Bartella soon lost most of its defenders as Islamic State fighters closed in.
“What could we do? Was I supposed to fight … with a rusty Kalashnikov?” asked the former militiaman, raising his hands in frustration. “I hadn’t fired it in four years.... I didn’t even know if it would fire.”
By 10 a.m, Bartella had fallen. Most residents escaped to the relative safety of Irbil or Dahuk, also in semiautonomous Kurdistan. Four or five Christians, too old or infirm to move, have remained behind.
In Irbil, those who couldn’t find housing with relatives or friends made their way to courtyards of churches in the city’s Christian neighborhood, Ainkawa. They took shelter in tents hastily set up by aid organizations and church administrators.
Others sought refuge in the half-built shell of a multistory construction site on Ainkawa’s main thoroughfare, across the street from the Church of St. Joseph. They crammed themselves, two families or more, into drab concrete rooms reminiscent of prison cells, a tarpaulin on the floor and another spread across the “entrance,” the only concession to comfort and privacy.

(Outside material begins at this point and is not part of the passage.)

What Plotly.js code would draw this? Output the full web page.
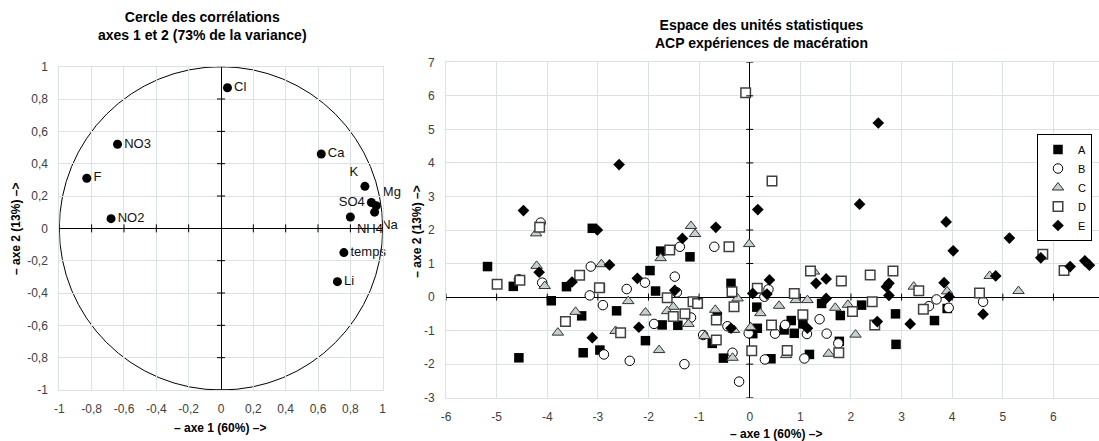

Mufreed Said came to Irbil with his wife, two children and brother and occupied a space in the musty basement level of the unfinished building. On a recent evening, the brothers, heavy-set men with permanent scowls occasionally broken by an acerbic chuckle, squatted on the floor in a circle with some of their Bartella neighbors.
They exchanged rumors, bits of information gleaned from social media and hasty calls with those left behind. One man wondered whether his new house was now occupied by an Islamic State fighter. Said expressed hope that a Muslim neighbor still in Bartella had managed to go into his house and salvage the family’s framed wedding photos.
All agreed on one thing, as they sat in safety in Kurdistan: The Kurdish fighting forces had abandoned them.
“The peshmerga didn’t even tell us to run away,” Said explained, his voice rising in anger. “It was my friend in the local defense force who told me to leave my home after the peshmerga had already left.”
For Said and his family, it no longer mattered that Kurdish and Iraqi forces, aided by U.S. air power, might soon recapture Bartella. He has already made his decision: He and his family will leave Iraq.
“Even if you put all of Iraq in my name, I won’t come back,” Said declared. “I would rather sleep on the streets in Lebanon than come back here.”
Two days later, Said was no longer answering his Iraqi cellphone. He and his family had left Iraq.
Bulos is a special correspondent. Times staff writer Patrick J. McDonnell in Beirut contributed to this report.